From my understanding, we can know the direction, clockwise or not in $2$-dimensional space is that we can got the vectors related position by some ways, like using sin/cos and also the formula mentioned, these ways check all the conditions in four quadrant.

But in n-dimensional space, it's hard to compare. Can I map the $2$ $n$-dimension vectors to $2$-dimensional vectors without information losing since in most cases, dimensional reduction will lose information(in this case, if $2$ $n$-dimensional vectors stand for $2$ lines, they can completely present by $2$ $2$-dimensional lines)? Or can I compare the raw n-dimensional vectors directly to check the related position between each other, such as if $a[0] == b[0]$ (or maybe the projection is the same), then we can get the direction information, if not, compare another dimension between the vectors

Above discussion may be not right. Please correct me or any other right ways to do this.

Appreciate for your help

Answer 1

In short, you can perform the computation for any number of dimensions greater than 2, and so your answer is essentially answered by this thread. To do the computation, you should be able to compute the norm of a vector and have some familiarity with vector products (dot products and cross products).

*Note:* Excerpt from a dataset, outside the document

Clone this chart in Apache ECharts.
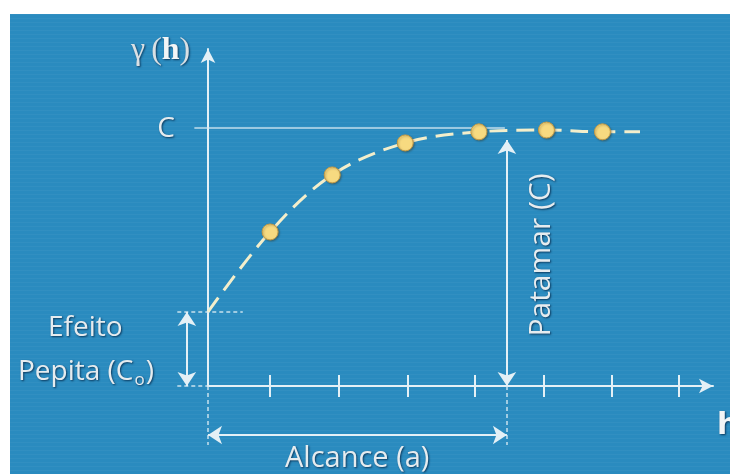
<!DOCTYPE html>
<html>
<head>
<meta charset="utf-8">
<script src="https://cdn.jsdelivr.net/npm/echarts@6/dist/echarts.min.js"></script>
<style>
html,body{margin:0;padding:0;background:#ffffff;}
#wrap{position:relative;width:730px;height:474px;overflow:hidden;background:#ffffff;}
#bg{position:absolute;left:10px;top:14px;width:720px;height:460px;background:#2a8bbf;
  background-image:repeating-linear-gradient(to bottom, rgba(255,255,255,0.035) 0px, rgba(255,255,255,0.035) 1px, rgba(0,0,0,0) 1px, rgba(0,0,0,0) 4px);}
#chart{position:absolute;left:0;top:0;width:730px;height:474px;}
</style>
</head>
<body>
<div id="wrap"><div id="bg"></div><div id="chart"></div></div>
<script>
// ---- data (x: lag h, y: semivariance gamma(h), sill C = 1) ----
const lagH      = [0.91, 1.82, 2.89, 3.97, 4.96, 5.78];
const gammaH    = [0.597, 0.818, 0.942, 0.985, 0.992, 0.985];
const curveH    = [0, 0.91, 1.82, 2.89, 3.97, 4.96, 5.78, 6.33];
const curveG    = [0.287, 0.597, 0.818, 0.942, 0.985, 0.992, 0.985, 0.985];
const nugget    = 0.287;   // C0
const sill      = 1.0;     // C
const rangeA    = 4.38;    // a
const xTicks    = [0.91, 1.92, 2.92, 3.91, 4.92, 5.92, 6.9];
const xMax      = 7.4;
const yMax      = 1.306;
// guide extents (in data units)
const leftGuide   = -0.45;
const cLineStart  = -0.2;
const pepitaX     = -0.31;
const nuggetGuideEnd = 0.51;
const belowAxis   = -0.229;
const alcanceY    = -0.19;
const patamarTop  = 0.953;

const txt = '#e6ecef';
const shadow = { textShadowColor: 'rgba(0,30,60,0.75)', textShadowBlur: 2, textShadowOffsetX: 1, textShadowOffsetY: 1 };
const guideColor = '#e4f0f6';
const arrowOff = [[0, '50%'], [0, '50%']];

const chart = echarts.init(document.getElementById('chart'), null, { renderer: 'canvas' });

const option = {
  backgroundColor: 'transparent',
  animation: false,
  grid: { left: 208, right: 17, top: 49, bottom: 88, outerBoundsMode: 'none', containLabel: false },
  xAxis: [
    {
      type: 'value', min: 0, max: xMax, position: 'bottom',
      axisLine: { show: true, onZero: true, symbol: ['none', 'arrow'], symbolSize: [11, 14],
                  lineStyle: { color: guideColor, width: 2 } },
      axisTick: { show: true, inside: false, length: 11, customValues: xTicks,
                  lineStyle: { color: guideColor, width: 2 } },
      axisLabel: { show: false },
      splitLine: { show: false }
    },
    {
      type: 'value', min: 0, max: xMax, position: 'bottom',
      axisLine: { show: false },
      axisTick: { show: true, inside: true, length: 11, customValues: xTicks,
                  lineStyle: { color: guideColor, width: 2 } },
      axisLabel: { show: false },
      splitLine: { show: false }
    }
  ],
  yAxis: {
    type: 'value', min: 0, max: yMax,
    axisLine: { show: true, symbol: ['none', 'arrow'], symbolSize: [11, 14],
                lineStyle: { color: guideColor, width: 2 } },
    axisTick: { show: false },
    axisLabel: { show: false },
    splitLine: { show: false }
  },
  series: [
    // sill line C
    {
      type: 'lines', coordinateSystem: 'cartesian2d', clip: false, z: 1,
      symbol: 'none',
      lineStyle: { color: '#d3e7f2', width: 1.5, opacity: 0.9 },
      data: [{ coords: [[cLineStart, sill], [rangeA - 0.03, sill]] }]
    },
    // dashed guides
    {
      type: 'lines', coordinateSystem: 'cartesian2d', clip: false, z: 1,
      symbol: 'none',
      lineStyle: { color: '#d8eaf3', width: 1.5, type: [4, 3], opacity: 0.9 },
      data: [
        { coords: [[leftGuide, nugget], [nuggetGuideEnd, nugget]] },
        { coords: [[leftGuide, 0], [0, 0]] },
        { coords: [[0, 0], [0, belowAxis]] },
        { coords: [[rangeA, 0], [rangeA, belowAxis]] }
      ]
    },
    // double arrows
    {
      type: 'lines', coordinateSystem: 'cartesian2d', clip: false, z: 2,
      symbol: ['arrow', 'arrow'], symbolSize: 14, symbolOffset: arrowOff,
      lineStyle: { color: guideColor, width: 2, opacity: 1 },
      data: [
        { coords: [[rangeA, 0], [rangeA, patamarTop]] },
        { coords: [[0, alcanceY], [rangeA, alcanceY]] },
        { coords: [[pepitaX, 0], [pepitaX, nugget]] }
      ]
    },
    // model curve (dashed)
    {
      type: 'line', clip: false, z: 3,
      smooth: 0.35,
      showSymbol: false, symbol: 'none',
      lineStyle: { color: '#f3eecb', width: 3, type: [18, 9] },
      data: curveH.map((h, i) => [h, curveG[i]])
    },
    // experimental points
    {
      type: 'scatter', clip: false, z: 4,
      symbol: 'circle', symbolSize: 16,
      itemStyle: { color: '#f7da80', opacity: 1, borderColor: '#c49a45', borderWidth: 1,
                   shadowColor: 'rgba(60,40,0,0.35)', shadowBlur: 2, shadowOffsetX: 1, shadowOffsetY: 1 },
      data: lagH.map((h, i) => [h, gammaH[i]])
    }
  ],
  graphic: [
    { type: 'text', x: 131, y: 51, silent: true,
      style: Object.assign({
        text: '{g|γ}{p|(}{b|h}{p|)}',
        fill: txt, align: 'left', verticalAlign: 'middle',
        rich: {
          g: { font: '32px "Liberation Serif", serif', fill: '#d9e0e4', padding: [0, 6, 0, 0] },
          p: { font: '32px "Liberation Serif", serif', fill: '#d9e0e4' },
          b: { font: 'bold 32px "Liberation Serif", serif', fill: '#f2f5f6' }
        }
      }, shadow) },
    { type: 'text', x: 166, y: 129, silent: true,
      style: Object.assign({ text: 'C', font: '28px "Open Sans", sans-serif', fill: txt, align: 'center', verticalAlign: 'middle' }, shadow) },
    { type: 'text', x: 48, y: 328, silent: true,
      style: Object.assign({ text: 'Efeito', font: '28px "Open Sans", sans-serif', fill: txt, align: 'left', verticalAlign: 'middle' }, shadow) },
    { type: 'text', x: 18, y: 372, silent: true,
      style: Object.assign({
        text: '{n|Pepita (C}{s|o}{n|)}', fill: txt, align: 'left', verticalAlign: 'middle',
        rich: {
          n: { font: '28px "Open Sans", sans-serif', fill: txt },
          s: { font: '17px "Open Sans", sans-serif', fill: txt, padding: [16, 1, 0, 1] }
        }
      }, shadow) },
    { type: 'text', x: 285, y: 459, silent: true,
      style: Object.assign({ text: 'Alcance (a)', font: '29px "Open Sans", sans-serif', fill: txt, align: 'left', verticalAlign: 'middle' }, shadow) },
    { type: 'text', x: 541, y: 255, rotation: Math.PI / 2, silent: true,
      style: Object.assign({ text: 'Patamar (C)', font: '30px "Open Sans", sans-serif', fill: txt, align: 'center', verticalAlign: 'middle' }, shadow) },
    { type: 'text', x: 717, y: 426, silent: true,
      style: Object.assign({ text: 'h', font: 'bold 30px "DejaVu Sans", sans-serif', fill: '#f2f5f6', align: 'left', verticalAlign: 'middle' }, shadow) }
  ]
};

chart.setOption(option);
</script>
</body>
</html>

What it ultimately boils down to is the right-hand rule in most cases for determining the "direction" or "sign" of the angle once you've computed its magnitude. That said, the sign of the angle is determined arbitrarily to fit an application.

Also, the generalisation of the vector products to higher dimensions has been previously addressed in these threads:

1. "Geometric definition of the dot product in n-dimensional vector spaces,"

2. "Cross product in higher dimensions."

In terms of thinking about the plane on which the vectors lie, a plane will always have two dimensions, and so as long as your space has at least two dimensions, you may embed a plane in it. That is, even if you have a 500-dimensional space, a plane will only span a two-dimensional subspace out of the 500 available. If this concept is a bit mind-boggling, I would strongly recommend researching vector spaces, linear combinations, and linear span. Here are some good introductory resources I've found for this topic:

1. YouTube Playlist: Essence of Linear Algebra by Grant Sanderson (3Blue1Brown)
2. YouTube Playlist: MIT 18.06 Linear Algebra, Spring 2005 by Gilbert Strang (MIT OpenCourseWare)

I hope you found this helpful or clarifying in some way.

P.S. the tag "dimensional-analysis" is probably not appropriate for this post, as that is the analysis of base units for physical quantities. (See Wikiepdia - Dimensional Analysis.)